Task to complete: Repeat, exactly and in full, the lines of the listing below, but without any pictures.

— start —

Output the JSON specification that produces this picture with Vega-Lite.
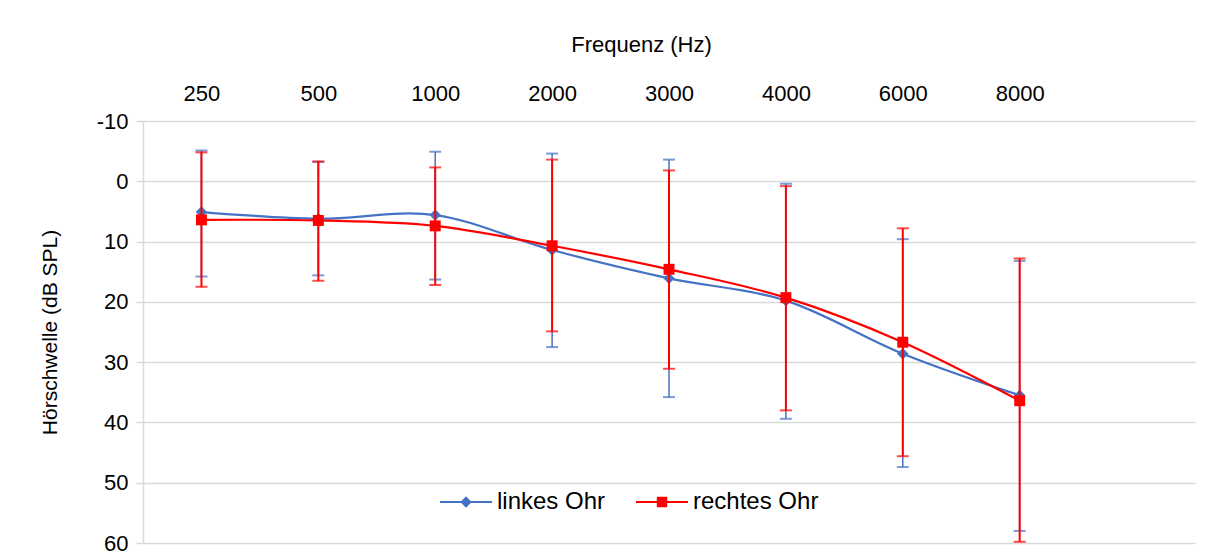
{
  "$schema": "https://vega.github.io/schema/vega-lite/v6.json",
  "width": 1052,
  "height": 422,
  "autosize": {"type": "none"},
  "padding": {"left": 143, "top": 121, "right": 20, "bottom": 9},
  "background": "white",
  "config": {
    "font": "Liberation Sans",
    "view": {"stroke": null}
  },
  "data": {
    "values": [
      {"ear": "linkes Ohr", "freq": "250", "value": 5.1, "lo": -5.1, "hi": 15.8},
      {"ear": "linkes Ohr", "freq": "500", "value": 6.2, "lo": -3.2, "hi": 15.6},
      {"ear": "linkes Ohr", "freq": "1000", "value": 5.6, "lo": -4.9, "hi": 16.3},
      {"ear": "linkes Ohr", "freq": "2000", "value": 11.4, "lo": -4.6, "hi": 27.5},
      {"ear": "linkes Ohr", "freq": "3000", "value": 16.1, "lo": -3.6, "hi": 35.8},
      {"ear": "linkes Ohr", "freq": "4000", "value": 19.8, "lo": 0.4, "hi": 39.4},
      {"ear": "linkes Ohr", "freq": "6000", "value": 28.6, "lo": 9.6, "hi": 47.4},
      {"ear": "linkes Ohr", "freq": "8000", "value": 35.5, "lo": 13.2, "hi": 58.0},
      {"ear": "rechtes Ohr", "freq": "250", "value": 6.4, "lo": -4.8, "hi": 17.5},
      {"ear": "rechtes Ohr", "freq": "500", "value": 6.5, "lo": -3.3, "hi": 16.5},
      {"ear": "rechtes Ohr", "freq": "1000", "value": 7.4, "lo": -2.3, "hi": 17.2},
      {"ear": "rechtes Ohr", "freq": "2000", "value": 10.7, "lo": -3.6, "hi": 24.9},
      {"ear": "rechtes Ohr", "freq": "3000", "value": 14.6, "lo": -1.8, "hi": 31.1},
      {"ear": "rechtes Ohr", "freq": "4000", "value": 19.3, "lo": 0.8, "hi": 38.0},
      {"ear": "rechtes Ohr", "freq": "6000", "value": 26.7, "lo": 7.8, "hi": 45.6},
      {"ear": "rechtes Ohr", "freq": "8000", "value": 36.4, "lo": 12.8, "hi": 59.8}
    ]
  },
  "encoding": {
    "x": {
      "field": "freq",
      "type": "ordinal",
      "sort": null,
      "scale": {"type": "point", "padding": 0.5, "domain": ["250", "500", "1000", "2000", "3000", "4000", "6000", "8000", ""]},
      "axis": {
        "orient": "top",
        "title": "Frequenz (Hz)",
        "titleFontSize": 22,
        "titleFontWeight": "normal",
        "titleColor": "#000000",
        "titlePadding": 26,
        "titleX": 498,
        "titleAlign": "center",
        "labelFontSize": 22,
        "labelColor": "#000000",
        "labelAngle": 0,
        "labelPadding": 16,
        "ticks": false,
        "tickSize": 0,
        "domain": false,
        "grid": false
      }
    },
    "y": {
      "field": "value",
      "type": "quantitative",
      "scale": {"domain": [-10, 60], "reverse": true, "nice": false, "zero": false},
      "axis": {
        "title": "Hörschwelle (dB SPL)",
        "titleFontSize": 21,
        "titleFontWeight": "normal",
        "titleColor": "#000000",
        "titlePadding": 36,
        "values": [-10, 0, 10, 20, 30, 40, 50, 60],
        "labelExpr": "'' + datum.value",
        "labelFontSize": 22,
        "labelColor": "#000000",
        "labelPadding": 8,
        "tickSize": 7,
        "tickColor": "#D9D9D9",
        "tickWidth": 1.5,
        "domainColor": "#D9D9D9",
        "domainWidth": 1.5,
        "gridColor": "#D9D9D9",
        "gridWidth": 1.5
      }
    }
  },
  "layer": [
    {
      "transform": [{"filter": "datum.ear === 'linkes Ohr'"}],
      "layer": [
        {"mark": {"type": "rule", "color": "#4472C4", "strokeWidth": 1.5}, "encoding": {"y": {"field": "lo", "type": "quantitative"}, "y2": {"field": "hi"}}},
        {"mark": {"type": "tick", "color": "#4472C4", "size": 12, "thickness": 2}, "encoding": {"y": {"field": "lo", "type": "quantitative"}}},
        {"mark": {"type": "tick", "color": "#4472C4", "size": 12, "thickness": 2}, "encoding": {"y": {"field": "hi", "type": "quantitative"}}},
        {"mark": {"type": "line", "color": "#4472C4", "interpolate": "cardinal", "tension": 0, "strokeWidth": 2.2}, "encoding": {}},
        {"mark": {"type": "point", "color": "#4472C4", "shape": "diamond", "filled": true, "size": 130, "opacity": 1}, "encoding": {}}
      ]
    },
    {
      "transform": [{"filter": "datum.ear === 'rechtes Ohr'"}],
      "layer": [
        {"mark": {"type": "rule", "color": "#FF0000", "strokeWidth": 2}, "encoding": {"y": {"field": "lo", "type": "quantitative"}, "y2": {"field": "hi"}}},
        {"mark": {"type": "tick", "color": "#FF0000", "size": 12, "thickness": 2}, "encoding": {"y": {"field": "lo", "type": "quantitative"}}},
        {"mark": {"type": "tick", "color": "#FF0000", "size": 12, "thickness": 2}, "encoding": {"y": {"field": "hi", "type": "quantitative"}}},
        {"mark": {"type": "line", "color": "#FF0000", "interpolate": "cardinal", "tension": 0, "strokeWidth": 2.2}, "encoding": {}},
        {"mark": {"type": "point", "color": "#FF0000", "shape": "square", "filled": true, "size": 120, "opacity": 1}, "encoding": {}}
      ]
    },
    {
      "transform": [{"filter": "false"}],
      "mark": {"type": "point", "filled": true, "opacity": 1},
      "encoding": {
        "color": {
          "field": "ear",
          "type": "nominal",
          "scale": {"domain": ["linkes Ohr", "rechtes Ohr"], "range": ["#4472C4", "#FF0000"]},
          "legend": {
            "orient": "none",
            "direction": "horizontal",
            "legendX": 297,
            "legendY": 355,
            "padding": 0,
            "title": null,
            "symbolSize": 2704,
            "symbolStrokeWidth": 0,
            "symbolOpacity": 1,
            "labelFontSize": 24,
            "labelColor": "#000000",
            "labelOffset": 5,
            "columnPadding": 30
          }
        },
        "shape": {
          "field": "ear",
          "type": "nominal",
          "scale": {"domain": ["linkes Ohr", "rechtes Ohr"], "range": ["M-1,-0.04H1V0.04H-1Z M0,-0.22L0.22,0L0,0.22L-0.22,0Z", "M-1,-0.04H1V0.04H-1Z M-0.2,-0.2H0.2V0.2H-0.2Z"]},
          "legend": {
            "orient": "none",
            "direction": "horizontal",
            "legendX": 297,
            "legendY": 355,
            "padding": 0,
            "title": null,
            "symbolSize": 2704,
            "symbolStrokeWidth": 0,
            "symbolOpacity": 1,
            "labelFontSize": 24,
            "labelColor": "#000000",
            "labelOffset": 5,
            "columnPadding": 30
          }
        }
      }
    }
  ]
}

— end —

Right answer:
Output the JSON specification that produces this picture with Vega-Lite.
{
  "$schema": "https://vega.github.io/schema/vega-lite/v6.json",
  "width": 1052,
  "height": 422,
  "autosize": {"type": "none"},
  "padding": {"left": 143, "top": 121, "right": 20, "bottom": 9},
  "background": "white",
  "config": {
    "font": "Liberation Sans",
    "view": {"stroke": null}
  },
  "data": {
    "values": [
      {"ear": "linkes Ohr", "freq": "250", "value": 5.1, "lo": -5.1, "hi": 15.8},
      {"ear": "linkes Ohr", "freq": "500", "value": 6.2, "lo": -3.2, "hi": 15.6},
      {"ear": "linkes Ohr", "freq": "1000", "value": 5.6, "lo": -4.9, "hi": 16.3},
      {"ear": "linkes Ohr", "freq": "2000", "value": 11.4, "lo": -4.6, "hi": 27.5},
      {"ear": "linkes Ohr", "freq": "3000", "value": 16.1, "lo": -3.6, "hi": 35.8},
      {"ear": "linkes Ohr", "freq": "4000", "value": 19.8, "lo": 0.4, "hi": 39.4},
      {"ear": "linkes Ohr", "freq": "6000", "value": 28.6, "lo": 9.6, "hi": 47.4},
      {"ear": "linkes Ohr", "freq": "8000", "value": 35.5, "lo": 13.2, "hi": 58.0},
      {"ear": "rechtes Ohr", "freq": "250", "value": 6.4, "lo": -4.8, "hi": 17.5},
      {"ear": "rechtes Ohr", "freq": "500", "value": 6.5, "lo": -3.3, "hi": 16.5},
      {"ear": "rechtes Ohr", "freq": "1000", "value": 7.4, "lo": -2.3, "hi": 17.2},
      {"ear": "rechtes Ohr", "freq": "2000", "value": 10.7, "lo": -3.6, "hi": 24.9},
      {"ear": "rechtes Ohr", "freq": "3000", "value": 14.6, "lo": -1.8, "hi": 31.1},
      {"ear": "rechtes Ohr", "freq": "4000", "value": 19.3, "lo": 0.8, "hi": 38.0},
      {"ear": "rechtes Ohr", "freq": "6000", "value": 26.7, "lo": 7.8, "hi": 45.6},
      {"ear": "rechtes Ohr", "freq": "8000", "value": 36.4, "lo": 12.8, "hi": 59.8}
    ]
  },
  "encoding": {
    "x": {
      "field": "freq",
      "type": "ordinal",
      "sort": null,
      "scale": {"type": "point", "padding": 0.5, "domain": ["250", "500", "1000", "2000", "3000", "4000", "6000", "8000", ""]},
      "axis": {
        "orient": "top",
        "title": "Frequenz (Hz)",
        "titleFontSize": 22,
        "titleFontWeight": "normal",
        "titleColor": "#000000",
        "titlePadding": 26,
        "titleX": 498,
        "titleAlign": "center",
        "labelFontSize": 22,
        "labelColor": "#000000",
        "labelAngle": 0,
        "labelPadding": 16,
        "ticks": false,
        "tickSize": 0,
        "domain": false,
        "grid": false
      }
    },
    "y": {
      "field": "value",
      "type": "quantitative",
      "scale": {"domain": [-10, 60], "reverse": true, "nice": false, "zero": false},
      "axis": {
        "title": "Hörschwelle (dB SPL)",
        "titleFontSize": 21,
        "titleFontWeight": "normal",
        "titleColor": "#000000",
        "titlePadding": 36,
        "values": [-10, 0, 10, 20, 30, 40, 50, 60],
        "labelExpr": "'' + datum.value",
        "labelFontSize": 22,
        "labelColor": "#000000",
        "labelPadding": 8,
        "tickSize": 7,
        "tickColor": "#D9D9D9",
        "tickWidth": 1.5,
        "domainColor": "#D9D9D9",
        "domainWidth": 1.5,
        "gridColor": "#D9D9D9",
        "gridWidth": 1.5
      }
    }
  },
  "layer": [
    {
      "transform": [{"filter": "datum.ear === 'linkes Ohr'"}],
      "layer": [
        {"mark": {"type": "rule", "color": "#4472C4", "strokeWidth": 1.5}, "encoding": {"y": {"field": "lo", "type": "quantitative"}, "y2": {"field": "hi"}}},
        {"mark": {"type": "tick", "color": "#4472C4", "size": 12, "thickness": 2}, "encoding": {"y": {"field": "lo", "type": "quantitative"}}},
        {"mark": {"type": "tick", "color": "#4472C4", "size": 12, "thickness": 2}, "encoding": {"y": {"field": "hi", "type": "quantitative"}}},
        {"mark": {"type": "line", "color": "#4472C4", "interpolate": "cardinal", "tension": 0, "strokeWidth": 2.2}, "encoding": {}},
        {"mark": {"type": "point", "color": "#4472C4", "shape": "diamond", "filled": true, "size": 130, "opacity": 1}, "encoding": {}}
      ]
    },
    {
      "transform": [{"filter": "datum.ear === 'rechtes Ohr'"}],
      "layer": [
        {"mark": {"type": "rule", "color": "#FF0000", "strokeWidth": 2}, "encoding": {"y": {"field": "lo", "type": "quantitative"}, "y2": {"field": "hi"}}},
        {"mark": {"type": "tick", "color": "#FF0000", "size": 12, "thickness": 2}, "encoding": {"y": {"field": "lo", "type": "quantitative"}}},
        {"mark": {"type": "tick", "color": "#FF0000", "size": 12, "thickness": 2}, "encoding": {"y": {"field": "hi", "type": "quantitative"}}},
        {"mark": {"type": "line", "color": "#FF0000", "interpolate": "cardinal", "tension": 0, "strokeWidth": 2.2}, "encoding": {}},
        {"mark": {"type": "point", "color": "#FF0000", "shape": "square", "filled": true, "size": 120, "opacity": 1}, "encoding": {}}
      ]
    },
    {
      "transform": [{"filter": "false"}],
      "mark": {"type": "point", "filled": true, "opacity": 1},
      "encoding": {
        "color": {
          "field": "ear",
          "type": "nominal",
          "scale": {"domain": ["linkes Ohr", "rechtes Ohr"], "range": ["#4472C4", "#FF0000"]},
          "legend": {
            "orient": "none",
            "direction": "horizontal",
            "legendX": 297,
            "legendY": 355,
            "padding": 0,
            "title": null,
            "symbolSize": 2704,
            "symbolStrokeWidth": 0,
            "symbolOpacity": 1,
            "labelFontSize": 24,
            "labelColor": "#000000",
            "labelOffset": 5,
            "columnPadding": 30
          }
        },
        "shape": {
          "field": "ear",
          "type": "nominal",
          "scale": {"domain": ["linkes Ohr", "rechtes Ohr"], "range": ["M-1,-0.04H1V0.04H-1Z M0,-0.22L0.22,0L0,0.22L-0.22,0Z", "M-1,-0.04H1V0.04H-1Z M-0.2,-0.2H0.2V0.2H-0.2Z"]},
          "legend": {
            "orient": "none",
            "direction": "horizontal",
            "legendX": 297,
            "legendY": 355,
            "padding": 0,
            "title": null,
            "symbolSize": 2704,
            "symbolStrokeWidth": 0,
            "symbolOpacity": 1,
            "labelFontSize": 24,
            "labelColor": "#000000",
            "labelOffset": 5,
            "columnPadding": 30
          }
        }
      }
    }
  ]
}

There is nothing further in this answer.